Charts and diagrams as code
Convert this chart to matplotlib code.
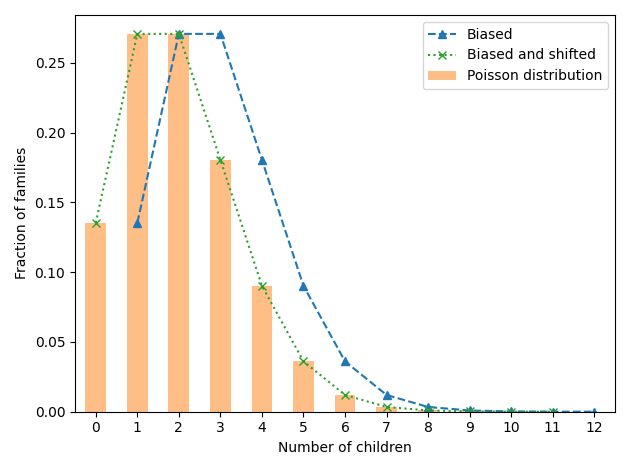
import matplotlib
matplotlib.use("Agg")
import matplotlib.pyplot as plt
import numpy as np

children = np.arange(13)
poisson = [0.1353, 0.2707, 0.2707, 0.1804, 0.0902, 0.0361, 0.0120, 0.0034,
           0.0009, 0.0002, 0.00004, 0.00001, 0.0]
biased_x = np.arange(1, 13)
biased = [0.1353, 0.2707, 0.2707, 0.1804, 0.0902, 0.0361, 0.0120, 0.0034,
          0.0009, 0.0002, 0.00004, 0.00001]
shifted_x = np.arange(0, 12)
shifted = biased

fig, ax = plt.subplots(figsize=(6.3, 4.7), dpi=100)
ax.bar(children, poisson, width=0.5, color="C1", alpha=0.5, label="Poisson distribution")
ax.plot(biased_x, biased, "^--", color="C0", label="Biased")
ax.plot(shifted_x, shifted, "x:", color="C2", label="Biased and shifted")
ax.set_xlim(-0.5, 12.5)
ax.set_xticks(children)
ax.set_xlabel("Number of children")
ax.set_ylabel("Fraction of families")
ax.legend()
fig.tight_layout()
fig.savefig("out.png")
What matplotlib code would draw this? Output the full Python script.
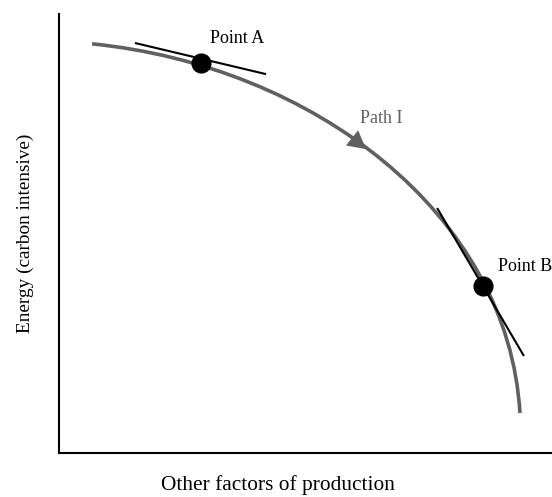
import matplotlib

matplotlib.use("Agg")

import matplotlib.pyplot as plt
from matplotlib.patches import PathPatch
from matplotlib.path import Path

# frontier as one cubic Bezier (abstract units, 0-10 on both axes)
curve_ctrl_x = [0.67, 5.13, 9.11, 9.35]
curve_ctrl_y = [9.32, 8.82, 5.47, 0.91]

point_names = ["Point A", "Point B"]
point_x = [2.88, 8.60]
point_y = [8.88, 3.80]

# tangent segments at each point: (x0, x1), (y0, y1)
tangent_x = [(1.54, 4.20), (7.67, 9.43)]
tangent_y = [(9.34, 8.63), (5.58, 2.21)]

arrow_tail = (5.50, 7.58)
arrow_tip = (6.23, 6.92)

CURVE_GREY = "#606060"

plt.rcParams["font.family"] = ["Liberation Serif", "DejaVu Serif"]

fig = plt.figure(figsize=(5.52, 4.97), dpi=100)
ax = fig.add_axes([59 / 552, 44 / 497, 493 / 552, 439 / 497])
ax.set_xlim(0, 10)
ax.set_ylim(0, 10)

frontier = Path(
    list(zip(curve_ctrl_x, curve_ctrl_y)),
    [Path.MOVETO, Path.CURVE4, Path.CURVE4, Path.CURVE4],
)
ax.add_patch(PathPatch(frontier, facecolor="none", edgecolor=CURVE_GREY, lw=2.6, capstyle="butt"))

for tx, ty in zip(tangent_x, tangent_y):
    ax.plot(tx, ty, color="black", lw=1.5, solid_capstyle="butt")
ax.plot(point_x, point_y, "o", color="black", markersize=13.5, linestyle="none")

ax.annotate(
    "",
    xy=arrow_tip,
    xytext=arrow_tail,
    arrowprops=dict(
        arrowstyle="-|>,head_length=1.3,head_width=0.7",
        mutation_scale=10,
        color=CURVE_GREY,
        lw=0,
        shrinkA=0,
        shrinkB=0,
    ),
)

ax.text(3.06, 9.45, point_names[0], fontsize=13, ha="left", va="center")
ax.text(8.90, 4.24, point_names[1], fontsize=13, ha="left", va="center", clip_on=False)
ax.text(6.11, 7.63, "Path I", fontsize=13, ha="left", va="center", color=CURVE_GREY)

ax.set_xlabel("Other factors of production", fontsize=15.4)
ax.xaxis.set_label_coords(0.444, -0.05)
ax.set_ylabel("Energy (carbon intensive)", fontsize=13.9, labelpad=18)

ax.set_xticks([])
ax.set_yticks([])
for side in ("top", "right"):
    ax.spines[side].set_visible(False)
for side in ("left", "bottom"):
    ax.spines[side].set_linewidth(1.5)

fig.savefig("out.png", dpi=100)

*WORK INSTRUCTIONS*. In this exercise, set down all of the data exactly, without the pictures.

*OUTPUT*.
Convert this chart to matplotlib code.
import matplotlib
matplotlib.use("Agg")
import matplotlib.pyplot as plt
import numpy as np

children = np.arange(13)
poisson = [0.1353, 0.2707, 0.2707, 0.1804, 0.0902, 0.0361, 0.0120, 0.0034,
           0.0009, 0.0002, 0.00004, 0.00001, 0.0]
biased_x = np.arange(1, 13)
biased = [0.1353, 0.2707, 0.2707, 0.1804, 0.0902, 0.0361, 0.0120, 0.0034,
          0.0009, 0.0002, 0.00004, 0.00001]
shifted_x = np.arange(0, 12)
shifted = biased

fig, ax = plt.subplots(figsize=(6.3, 4.7), dpi=100)
ax.bar(children, poisson, width=0.5, color="C1", alpha=0.5, label="Poisson distribution")
ax.plot(biased_x, biased, "^--", color="C0", label="Biased")
ax.plot(shifted_x, shifted, "x:", color="C2", label="Biased and shifted")
ax.set_xlim(-0.5, 12.5)
ax.set_xticks(children)
ax.set_xlabel("Number of children")
ax.set_ylabel("Fraction of families")
ax.legend()
fig.tight_layout()
fig.savefig("out.png")
What matplotlib code would draw this? Output the full Python script.
import matplotlib

matplotlib.use("Agg")

import matplotlib.pyplot as plt
from matplotlib.patches import PathPatch
from matplotlib.path import Path

# frontier as one cubic Bezier (abstract units, 0-10 on both axes)
curve_ctrl_x = [0.67, 5.13, 9.11, 9.35]
curve_ctrl_y = [9.32, 8.82, 5.47, 0.91]

point_names = ["Point A", "Point B"]
point_x = [2.88, 8.60]
point_y = [8.88, 3.80]

# tangent segments at each point: (x0, x1), (y0, y1)
tangent_x = [(1.54, 4.20), (7.67, 9.43)]
tangent_y = [(9.34, 8.63), (5.58, 2.21)]

arrow_tail = (5.50, 7.58)
arrow_tip = (6.23, 6.92)

CURVE_GREY = "#606060"

plt.rcParams["font.family"] = ["Liberation Serif", "DejaVu Serif"]

fig = plt.figure(figsize=(5.52, 4.97), dpi=100)
ax = fig.add_axes([59 / 552, 44 / 497, 493 / 552, 439 / 497])
ax.set_xlim(0, 10)
ax.set_ylim(0, 10)

frontier = Path(
    list(zip(curve_ctrl_x, curve_ctrl_y)),
    [Path.MOVETO, Path.CURVE4, Path.CURVE4, Path.CURVE4],
)
ax.add_patch(PathPatch(frontier, facecolor="none", edgecolor=CURVE_GREY, lw=2.6, capstyle="butt"))

for tx, ty in zip(tangent_x, tangent_y):
    ax.plot(tx, ty, color="black", lw=1.5, solid_capstyle="butt")
ax.plot(point_x, point_y, "o", color="black", markersize=13.5, linestyle="none")

ax.annotate(
    "",
    xy=arrow_tip,
    xytext=arrow_tail,
    arrowprops=dict(
        arrowstyle="-|>,head_length=1.3,head_width=0.7",
        mutation_scale=10,
        color=CURVE_GREY,
        lw=0,
        shrinkA=0,
        shrinkB=0,
    ),
)

ax.text(3.06, 9.45, point_names[0], fontsize=13, ha="left", va="center")
ax.text(8.90, 4.24, point_names[1], fontsize=13, ha="left", va="center", clip_on=False)
ax.text(6.11, 7.63, "Path I", fontsize=13, ha="left", va="center", color=CURVE_GREY)

ax.set_xlabel("Other factors of production", fontsize=15.4)
ax.xaxis.set_label_coords(0.444, -0.05)
ax.set_ylabel("Energy (carbon intensive)", fontsize=13.9, labelpad=18)

ax.set_xticks([])
ax.set_yticks([])
for side in ("top", "right"):
    ax.spines[side].set_visible(False)
for side in ("left", "bottom"):
    ax.spines[side].set_linewidth(1.5)

fig.savefig("out.png", dpi=100)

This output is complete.